30.11.05 | Interesting things are happening, at last, in the Land of Grace. There's widespread consensus in Venezuela about the deceitful and cheating nature of Jorge Rodriguez and his electoral council (CNE), chock full of chavistas. There's also the deep rooted belief that no matter what concessions Rodriguez says he will make, the fix is in. As such very few people will take part in the pseudo election for Assemblymen on Sunday. To be frank, I am ecstatic. Having had the opportunity to meet Jorge Rodriguez in the flesh I am absolutely convinced that none of the promises of this individual are worth taken seriously, even by an extremely discredited opposition.

It saddens me to see intelligent people that I appreciate very much, still believing that voting, under the present circumstances, continues to represent an alternative in Venezuela. Again they are going round in circles discussing the technical aspects and the cheating probabilities available to the CNE. From where I stand, things look crystal clear though. Opposition parties broke a fragile unity pact with the sole goal of impeding chavista candidates to win more than 2/3 of the Assembly seats. The reason being that should that dreaded prospect come to be, Chavez will be able to amend the constitution, reelect himself indefinitely and pass all sorts of revolutionary laws that will, most definitely, do away with the already shredded Venezuelan democracy.

In light of the discovery that the Smartmatic machines keep the sequence of the vote, which was demonstrated beyond reasonable doubts to international observers from the OAS and the EU by Venezuelan technicians, most political parties decided to withdraw from the race. The only two ones that persist in participating are Primero Justicia (Justice First ?) and Nuevo Tiempo -party of Manuel Rosales, Governor of Zulia state.

Many conclusions derive from the above paragraph:

1) In spite of having witnessed how technicians revealed how voters a, b, c, d, e... voted, in a simulated event that took place last Wednesday, OAS and EU observers are yet to declare upon the matter.
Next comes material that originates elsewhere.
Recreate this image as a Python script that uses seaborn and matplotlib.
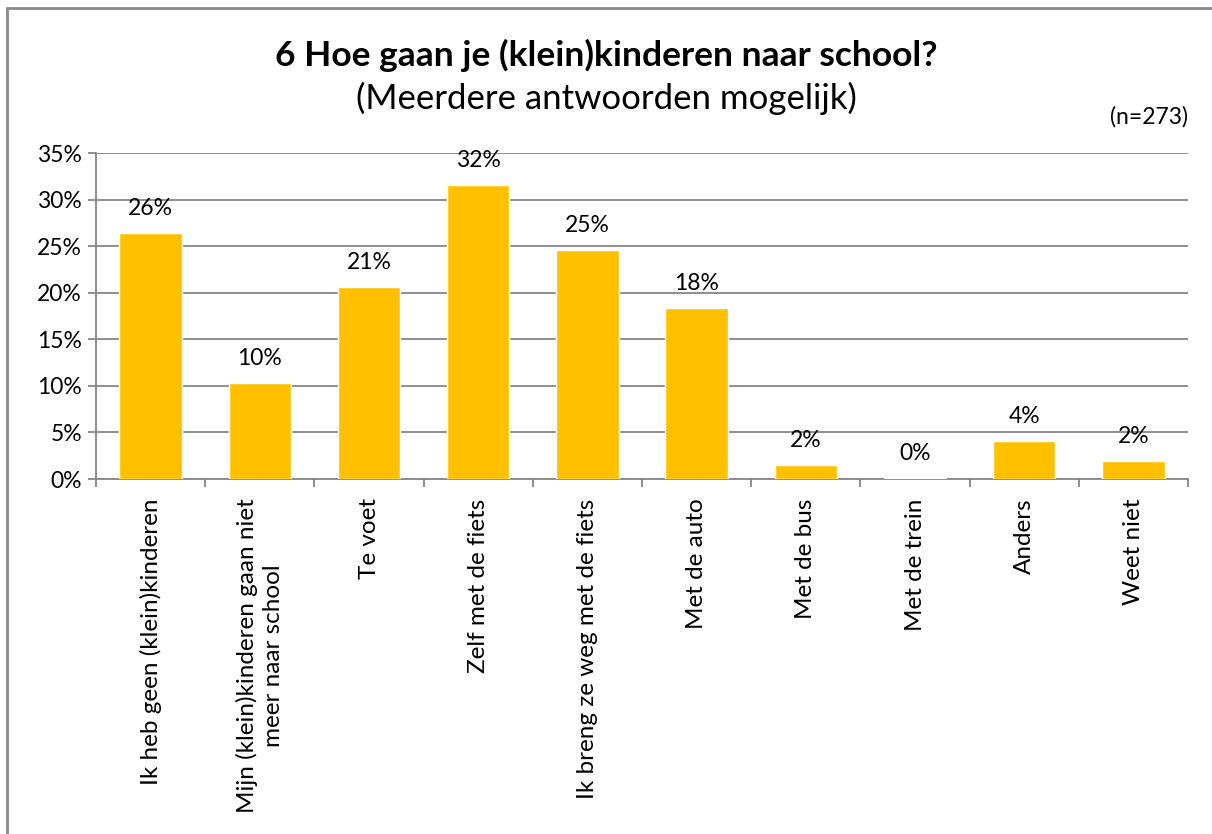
import numpy as np
import pandas as pd
import matplotlib
matplotlib.use('Agg')
import matplotlib.pyplot as plt
from matplotlib.lines import Line2D
from matplotlib.ticker import PercentFormatter, FixedLocator
import seaborn as sns

categories = [
    "Ik heb geen (klein)kinderen",
    "Mijn (klein)kinderen gaan niet\nmeer naar school",
    "Te voet",
    "Zelf met de fiets",
    "Ik breng ze weg met de fiets",
    "Met de auto",
    "Met de bus",
    "Met de trein",
    "Anders",
    "Weet niet",
]
percentages = [26.4, 10.3, 20.6, 31.6, 24.6, 18.4, 1.5, 0.15, 4.05, 1.95]
yticks = [0, 5, 10, 15, 20, 25, 30, 35]

df = pd.DataFrame({'category': categories, 'pct': percentages})

sns.set_theme(style='white')
plt.rcParams['font.family'] = ['Lato', 'DejaVu Sans']
plt.rcParams['text.color'] = 'black'
plt.rcParams['xtick.labelcolor'] = 'black'
plt.rcParams['ytick.labelcolor'] = 'black'

grey = '#868686'
fig = plt.figure(figsize=(12.12, 8.34), dpi=100)
ax = fig.add_axes([96 / 1212, 1 - 479 / 834, (1188 - 96) / 1212, (479 - 153) / 834])

sns.barplot(data=df, x='category', y='pct', color='#FFC000', width=0.57,
            saturation=1, ax=ax, zorder=3)

ax.set_ylim(0, 35)
ax.set_xlim(-0.5, len(categories) - 0.5)
ax.yaxis.set_major_locator(FixedLocator(yticks))
ax.yaxis.set_major_formatter(PercentFormatter(decimals=0))
ax.grid(axis='y', color=grey, linewidth=1.3, zorder=0)
ax.set_axisbelow(True)

for side in ['top', 'right']:
    ax.spines[side].set_visible(False)
for side in ['left', 'bottom']:
    ax.spines[side].set_color(grey)
    ax.spines[side].set_linewidth(1.3)

ax.tick_params(axis='y', direction='out', length=6, width=1.3, color=grey,
               labelsize=16.5, pad=4, left=True, labelcolor='black')
ax.tick_params(axis='x', which='major', length=0, labelsize=17.5, pad=14,
               rotation=90, labelcolor='black')
ax.set_xticks(np.arange(-0.5, len(categories)), minor=True)
ax.tick_params(axis='x', which='minor', direction='out', length=6, width=1.3,
               color=grey, bottom=True)
for lbl in ax.get_xticklabels():
    lbl.set_multialignment('center')
    lbl.set_linespacing(1.3)

ax.set_xlabel('')
ax.set_ylabel('')

ax.bar_label(ax.containers[0], labels=[f"{v:.0f}%" for v in percentages],
             padding=10, fontsize=16.5, color='black')

fig.text(0.5, 1 - 55 / 834, "6 Hoe gaan je (klein)kinderen naar school?",
         ha='center', va='center', fontsize=25.5, fontweight='bold')
fig.text(0.5, 1 - 98 / 834, "(Meerdere antwoorden mogelijk)",
         ha='center', va='center', fontsize=25)
fig.text(1188 / 1212, 1 - 117 / 834, "(n=273)", ha='right', va='center',
         fontsize=16.5)

# frame lines of the chart area (only top and left visible)
fig.add_artist(Line2D([7 / 1212, 1], [1 - 8 / 834, 1 - 8 / 834],
                      transform=fig.transFigure, color='#8a8a8a', lw=2))
fig.add_artist(Line2D([7 / 1212, 7 / 1212], [0, 1 - 8 / 834],
                      transform=fig.transFigure, color='#8a8a8a', lw=2))

fig.savefig('out.png', dpi=100)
Why?

2) The findings shattered the feeble opposition unity, prompting withdrawal from all but two parties. What this means is that the initial goal of preventing Chavez's candidates from winning a 2/3 majority in the Assembly, becomes unreachable. Why, and at what cost, are Primero Justicia and Nuevo Tiempo still in the race?

3) The CNE has lost all semblance of credibility. This time hopefully for good. Nonetheless Chavez very much needs opposition parties to turn out in order to maintain his nonsensical charade about leading a democratic state. It is urgent for him to reiterate that the sole condition that seems valuable enough to determine whether a given country is a democracy, i.e. elections, still occur in Venezuela with massive attendance from all quarters. Well, by the looks of it one has to guess that that's not going to happen this time. Ergo the chavista goal of proudly announcing to the globe next Monday of a 10 million-voter turnout won't fly.

4) Opposition parties, albeit in complete disarray, have recoup some leverage and bargaining power. Should they be shrewd enough to use it intelligently, they can, effectively, condition their participation in electoral events. If I were them, I would ask for Rodriguez's head and impose returning to manual voting. Another thing the political parties ought to do with their newly acquired power is to demand immediate statements and reports from international observers.

In any case, Chavez's revolution is in deep shit from a democratic standpoint. If Primero Justicia and Nuevo Tiempo have any respect for the people they say they represent they ought to withdraw and allow the world to see the Emperor in its magnificent nakedness. But then again, knowing the characters, that's mere wishful thinking.